Portfolio and Project Management Insights

What does it take to effectively manage projects...or a portfolio of projects? Have you worked with an ineffective project manager...and those that are able to juggle project priorities with ease?! What technologies enable project management activities? Here are a few thoughts on the subject for your consideration.

What makes a gifted project manager? 1) Relationship Skills:  The best project managers (in my experience) are able to motivate the project team to meet goals, objectives, deliverables and timelines naturally and in a collaborative way.  The best project managers are also able to effectively manage project / program sponsors productively and ensure they stay informed on project status, issues and decision requirements. 2) Scope Creep Management:  The best project managers are able to effectively define the scope of a project and manage the project work to that scope.  Most projects are regularly threatened with "scope creep" from the business and the project manager must quickly and efficiently be able to define pros/cons/costs/timeline impact of the additional scope to business stakeholders. 3) Financial Management:  The best project managers are able to manage to a set project budget, report out status of progress vs. budget and effectively provide an early heads-up to the business if the budget is threatened. 4) Process-Oriented:  The best project managers are process oriented.  They typically stick to the standard Business Case-Setup-Define-Design-Build-Test-Pilot-Deploy-Measure project milestones and communicate progress against project activities within each of these areas.  The best project managers are highly organized and have a strong sense of attention to detail.

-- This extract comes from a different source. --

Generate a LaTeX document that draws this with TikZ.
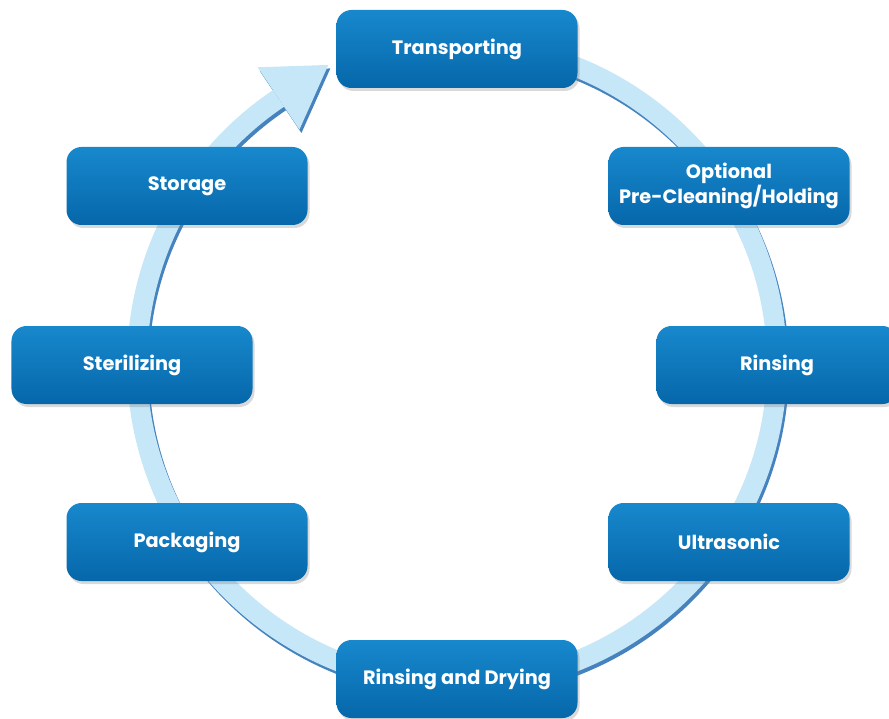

What are the keys to effective portfolio management decisions? 1) Business Sponsorship:  What are the "business" priorities vs. "technology" priorities?  Many initiatives are not adopted or successfully deployed as they are IT-led vs. business-led.  In a tight capital environment, solutions must be developed and deployed to effectively generate business benefit and be "owned" by the business 2) CAPEX / OPEX:  What the current year / future year(s) CAPEX requirements for individual programs/projects?  How much OPEX is needed to support the solutions (e.g. people, software / hardware support, etc.)?  Is there a defined ROI for the initiative - is it measureable?  How? 3) Business Readiness:  Is the business prepared to change as planned per the program?  What change leadership and communication processes are in place to enable the deployment of new programs?  Business sponsorship must also be considered in this area for without it, projects typically fail. 4) Silo-Avoidance:  The portfolio management concept must be employed across BU's or lines of business to ensure the most effective utilization of available capital.  This is of particular concern for larger businesses that have independent operational business teams, etc.

How do I select a solid project management software technology? 1) The Basics:  Project Management (PM) software should absolutely include the ability to manage activities, tasks, resources, timelines and calendar / dates.  These are basic and foundational to any solid PM software solution.  In addition to the core "basics", PM solutions should also offer document management capability, a view into critical path activities and milestones and finally, enable the project manager to manage a budget / baseline. 2) Collaboration:  When working as part of a team lead by a project or program manager, the ability to share information, link multiple projects and track / manage issues is important to effectively keeping a project on-track and status updates to stakeholders accurate. 3) Resource Management:  While resource planning and ongoing management is often a "soft skill" frequently found in the best project managers, the PM software should enable this process by allowing the manager to allocate individuals and / or teams to a specific activity or task.  In addition, PM software should have the ability to enable entry of costs (e.g. hourly rates), specific skill sets and contact information. 4) Support:  A final key area that is often overlooked is technical and business support.  How accurate are the help files?  Is there a technical support phone line to call for help (and is there a cost for this service)?  What are the resources engaged with ongoing update and development of the solution?  What internal company resources are or will be my SME's on the solution?